Several cars were collected in the “Big One”, which ultimately ended the on-track competition of the day due to the threat of rain and thunderstorms.

Haley wasn’t one of them, moving him up quite a ways up the order.

Anticipating a restart, several drivers came into the pits. Chip Ganassi Racing’s Kurt Busch, who had just been spun out twice only a few dozen laps earlier, was now the race leader ahead of StarCom Racing’s Landon Cassill in second place and Haley in third.

Their gamble was that the rain would arrive and the rest of the race would be washed out; the first two stages of the three-stage race had been completed, so the race was official.

NASCAR gave the one to go signal, and Busch and Cassill opted to come into the pits, effectively giving up on that gamble.

Veteran crew chief Peter Sospenzo, however, left Haley out on the track, now in the lead for the first time in his career.

But the race did not end up going green due to lightning, and instead went to a red flag condition. After several hours of trying to get the race back underway but continuously being put on hold due to rain and/or lightning, Haley was officially named the winner.

There’s really no doubt, given Haley’s status as a 20-year-old full-time Xfinity Series driver and Spire Motorsports’ status as a first-year backmarker team that had previously been disqualified from races for being “too slow”, that this was the biggest upset in Cup Series history.

From then to now, the team have stood as the reigning superspeedway race winners in the Cup Series.

But barring a miracle, somebody else will take that crown away this Sunday, October 13 in the 1000Bulbs.com 500 at Talladega Superspeedway.

Blake Jones is set to drive the #77 Chevrolet in this 188-lap race around the four-turn, 2.66-mile (4.281-kilometer) high-banked Talladega Superspeedway in Lincoln, Alabama.

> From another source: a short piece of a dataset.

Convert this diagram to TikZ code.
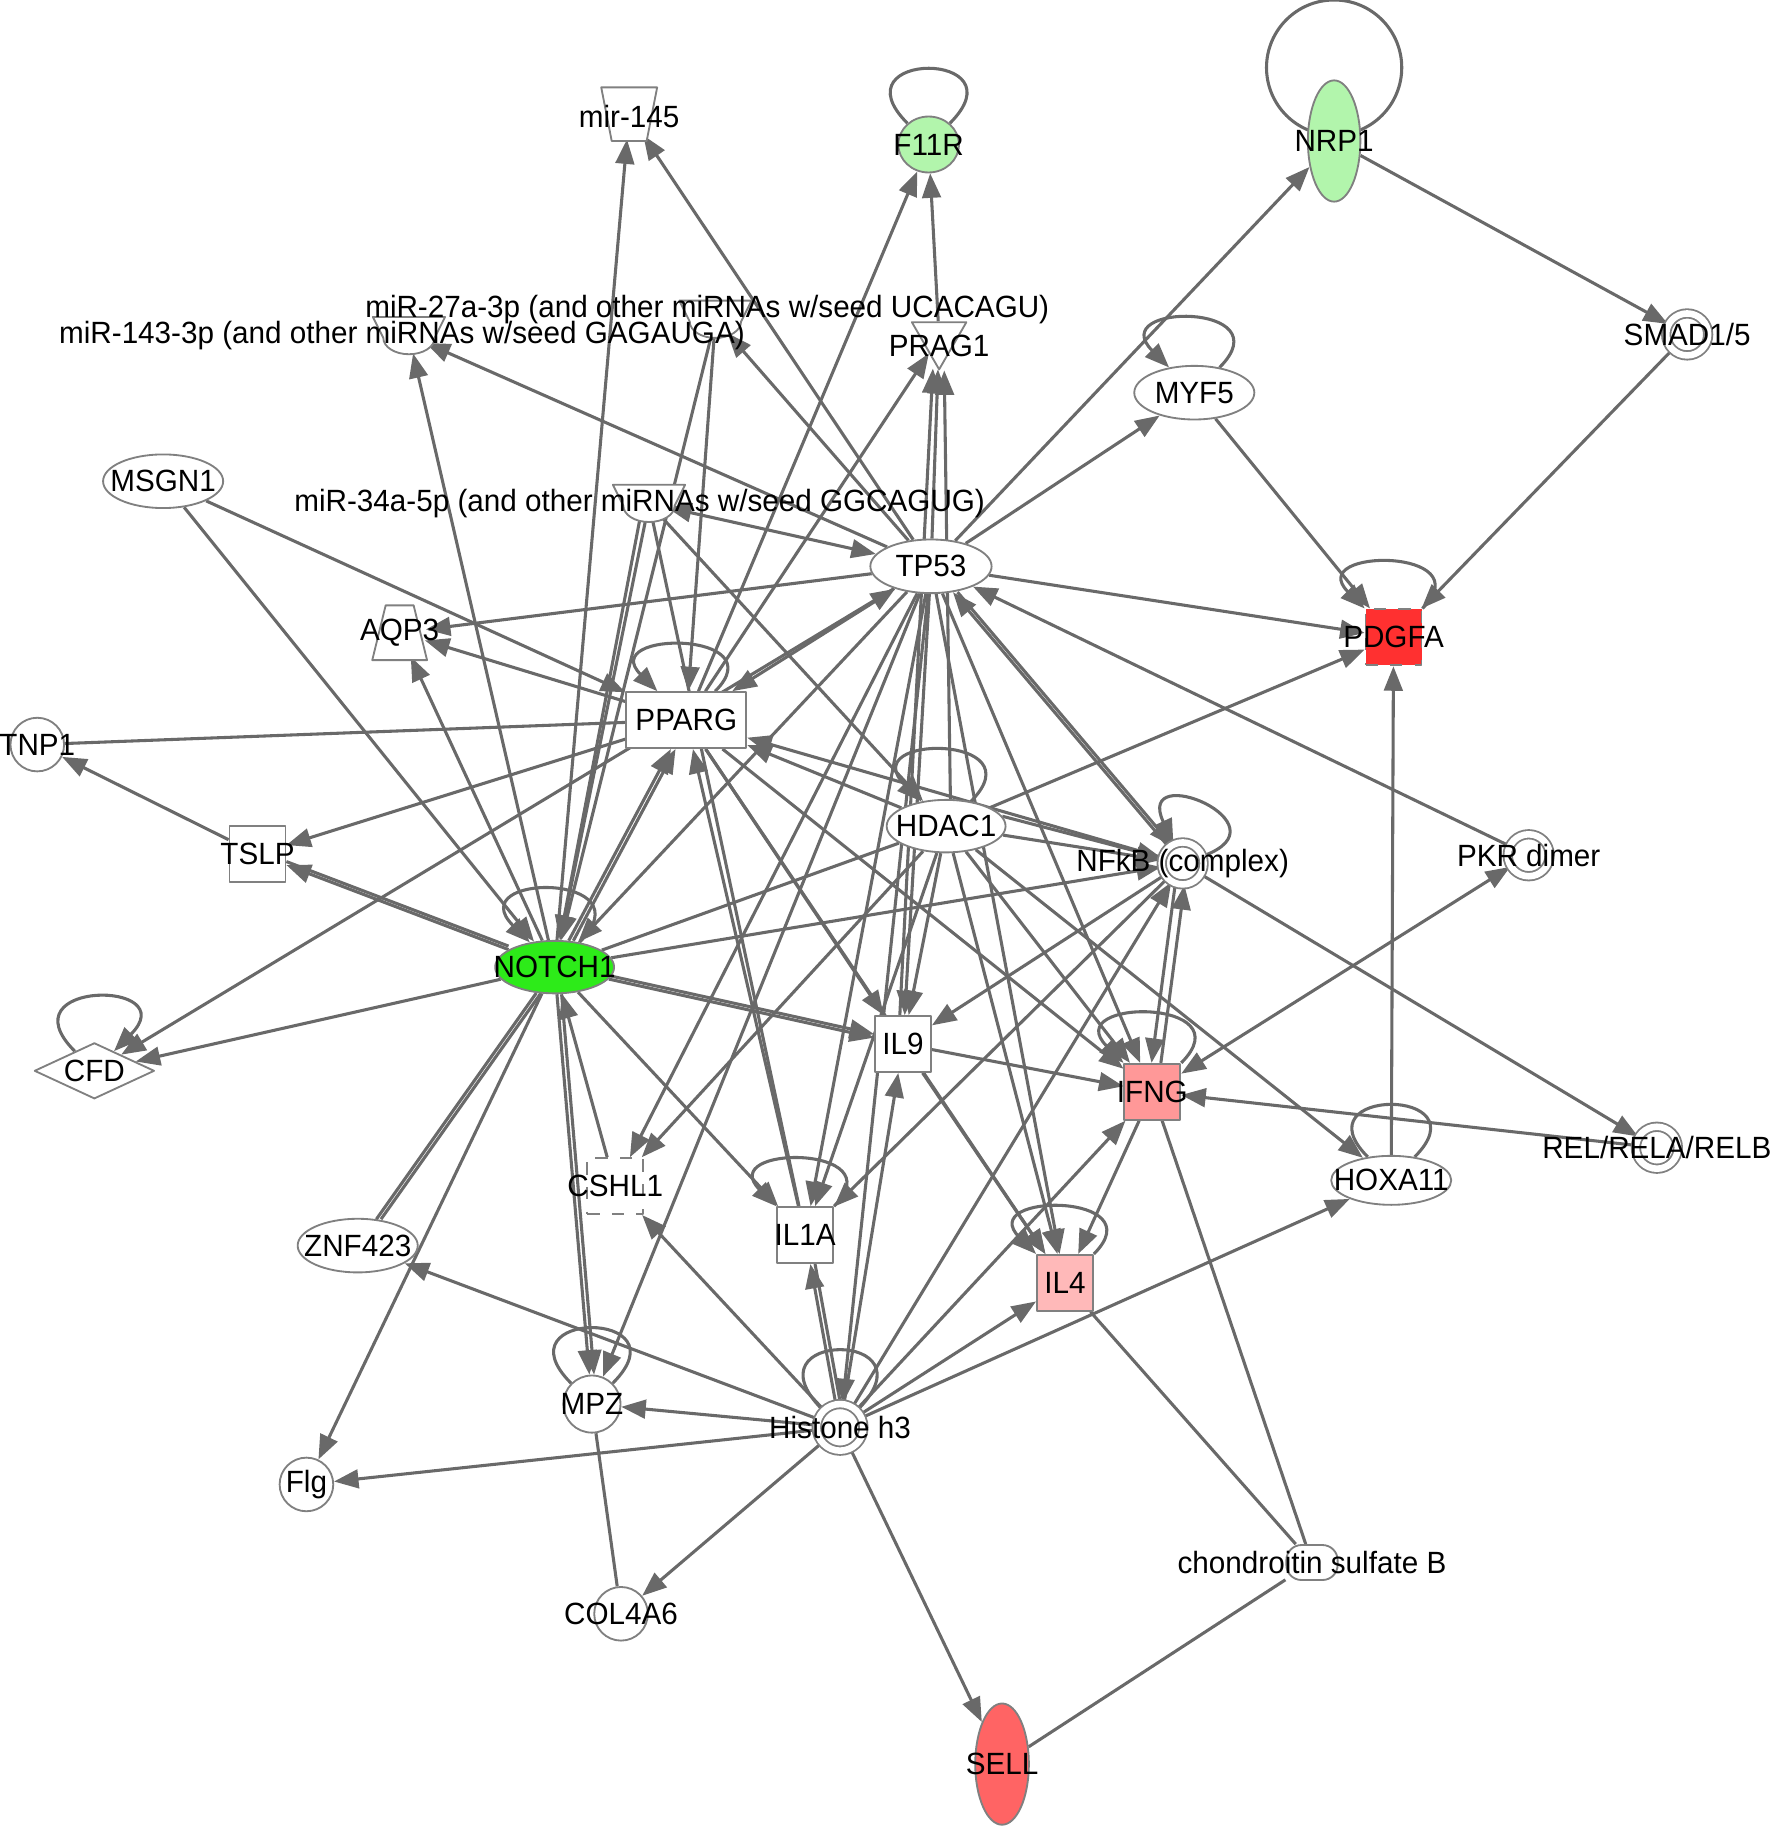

Haley, who has made only three Cup Series starts in his career, all this year, made his Cup Series debut in the race at the track that was held back in April. He finished in 32nd place after crashing late. He crashed with six laps remaining in the race and was running two laps off the lead lap at the time.

Since Haley’s stunning victory, in which he led just one lap, 96 days have passed — it will be 98 (14 weeks) on Sunday when the 1000Bulbs.com 500 gets underway.

With all due respect to the 22-year-old Jones, who actually has more experience and better results in the Cup Series than Haley did when he won back in July and is the youngest winner ever of any kind at Talladega Superspeedway from when he won the ARCA race there at the age of 18 back in 2015, it would literally take another miracle to get Spire Motorsports back to victory lane.

So say it — and believe it — while you still can.

Nobody in the Cup Series has won a superspeedway race more recently than Spire Motorsports and Justin Haley.

Because in just two days, that statement, one of unthinkable proportions just 99 days ago, will shed that truth.

But make no mistake about it. Regardless of what happens on Sunday, that victory for Haley and Spire Motorsports won’t be forgotten by anybody anytime soon.

Can Blake Jones pull off a Justin Haley-like upset and won the 1000Bulbs.com 500 at Talladega Superspeedway this Sunday, October 13? This race, the fifth of 10 races on the 2019 NASCAR Cup Series playoff schedule, is set to be broadcast live on NBC beginning at 2:00 p.m. ET.